Tiger Australian Army

Source: Commonwealth of Australia

The Tiger had a troubled service entry in Australia, but its performance has greatly improved

Highlighting the type’s flexibility, the four helicopters were flown from Darwin to Kuala Lumpur aboard RAAF Boeing C-17 strategic transports, prior to joining the naval task force.

Lieutenant Colonel Dan Bartle, commanding officer of the army’s 1st Aviation Regiment, had warm words for the Tiger during the deployment.

“You won’t find too many pilots who dislike the Tiger,” he said. “Maintainers love it as well, as do the guys who re-arm and refuel it for us.”

In regard to shipboard operations, Mathewson notes that the Tiger has a smaller footprint than the Apache, with a maximum take-off weight (MTOW) of 6t, compared with 10t for the Apache. The AH-1Z, meanwhile, sits between the two, with an 8t MTOW.
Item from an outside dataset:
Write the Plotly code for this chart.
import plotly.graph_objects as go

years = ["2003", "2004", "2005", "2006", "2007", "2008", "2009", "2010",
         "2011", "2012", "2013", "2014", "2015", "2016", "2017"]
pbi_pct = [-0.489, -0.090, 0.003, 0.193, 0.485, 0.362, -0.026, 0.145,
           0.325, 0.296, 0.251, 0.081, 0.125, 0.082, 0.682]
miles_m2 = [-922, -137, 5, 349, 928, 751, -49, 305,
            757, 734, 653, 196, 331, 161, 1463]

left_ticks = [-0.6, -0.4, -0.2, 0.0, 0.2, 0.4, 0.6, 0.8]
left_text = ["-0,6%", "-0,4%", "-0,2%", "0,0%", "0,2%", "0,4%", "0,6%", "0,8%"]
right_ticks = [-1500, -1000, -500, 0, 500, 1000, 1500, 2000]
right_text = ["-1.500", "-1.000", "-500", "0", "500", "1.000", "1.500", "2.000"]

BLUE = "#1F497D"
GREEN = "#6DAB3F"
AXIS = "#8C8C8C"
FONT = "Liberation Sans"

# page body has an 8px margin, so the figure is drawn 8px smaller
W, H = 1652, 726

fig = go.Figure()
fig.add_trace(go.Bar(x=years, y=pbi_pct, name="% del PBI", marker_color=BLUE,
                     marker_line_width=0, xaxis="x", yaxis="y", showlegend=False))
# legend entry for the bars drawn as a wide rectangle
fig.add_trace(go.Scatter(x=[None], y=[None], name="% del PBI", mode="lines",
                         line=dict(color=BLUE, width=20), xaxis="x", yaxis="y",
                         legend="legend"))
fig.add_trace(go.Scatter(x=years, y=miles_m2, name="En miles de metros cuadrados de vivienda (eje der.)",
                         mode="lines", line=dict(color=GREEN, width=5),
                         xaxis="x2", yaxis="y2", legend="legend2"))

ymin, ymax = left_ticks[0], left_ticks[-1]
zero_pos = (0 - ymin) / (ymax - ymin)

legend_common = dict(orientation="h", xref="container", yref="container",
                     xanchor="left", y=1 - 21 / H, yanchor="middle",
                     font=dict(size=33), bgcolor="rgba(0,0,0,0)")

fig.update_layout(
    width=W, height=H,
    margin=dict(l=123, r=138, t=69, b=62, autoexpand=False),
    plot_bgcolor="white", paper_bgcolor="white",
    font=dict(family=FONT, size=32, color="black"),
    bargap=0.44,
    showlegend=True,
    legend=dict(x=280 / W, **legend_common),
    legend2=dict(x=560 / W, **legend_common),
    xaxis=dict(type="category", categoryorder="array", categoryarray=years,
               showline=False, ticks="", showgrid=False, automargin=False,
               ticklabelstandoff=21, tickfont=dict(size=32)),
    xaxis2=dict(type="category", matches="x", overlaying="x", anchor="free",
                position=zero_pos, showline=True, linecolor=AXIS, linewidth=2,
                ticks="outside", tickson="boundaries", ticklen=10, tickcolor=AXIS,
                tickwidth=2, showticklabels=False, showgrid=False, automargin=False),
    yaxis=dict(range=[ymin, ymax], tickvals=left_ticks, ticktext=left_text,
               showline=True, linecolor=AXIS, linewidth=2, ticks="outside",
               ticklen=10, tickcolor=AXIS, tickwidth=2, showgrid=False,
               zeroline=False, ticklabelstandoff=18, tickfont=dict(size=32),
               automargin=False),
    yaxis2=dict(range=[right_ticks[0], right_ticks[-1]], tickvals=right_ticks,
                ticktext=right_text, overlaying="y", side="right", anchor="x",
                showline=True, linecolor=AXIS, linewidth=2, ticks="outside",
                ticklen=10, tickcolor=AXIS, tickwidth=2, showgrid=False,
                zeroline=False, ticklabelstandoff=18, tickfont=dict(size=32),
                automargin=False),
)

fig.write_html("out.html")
Yet, despite the Tiger’s strong progress in recent years, memories of the programme’s earlier challenges are hard to shake. Further tarnishing the Tiger’s image is its association with the MRH90, which is also supported by Airbus and had a similarly troubled service entry.

“That reputational damage just seems to last and last,” says Mathewson. “And it’s something that we’re now actively trying to work at getting the positive stories out. Until quite recently, we’ve had some army commanders make some very, very positive comments about the Tiger. Now as we lead up to a competition, of course, the army is completely silent, and quite rightly, because they don’t want to be in any way [seen] to be influencing future decisions.”

Canberra is close to deciding who will receive the Land 4503 request for tender. Some industry observers believe it is leaning towards soliciting just one bid: the AH-64E on offer through the US government’s Foreign Military Sales process.

It therefore behoves Airbus to set the record straight about the Tiger and show the DoD that its troubles are part of aviation history.

And for those who have already written off the Airbus rotorcraft, it is worth remembering that tigers are most dangerous when cornered.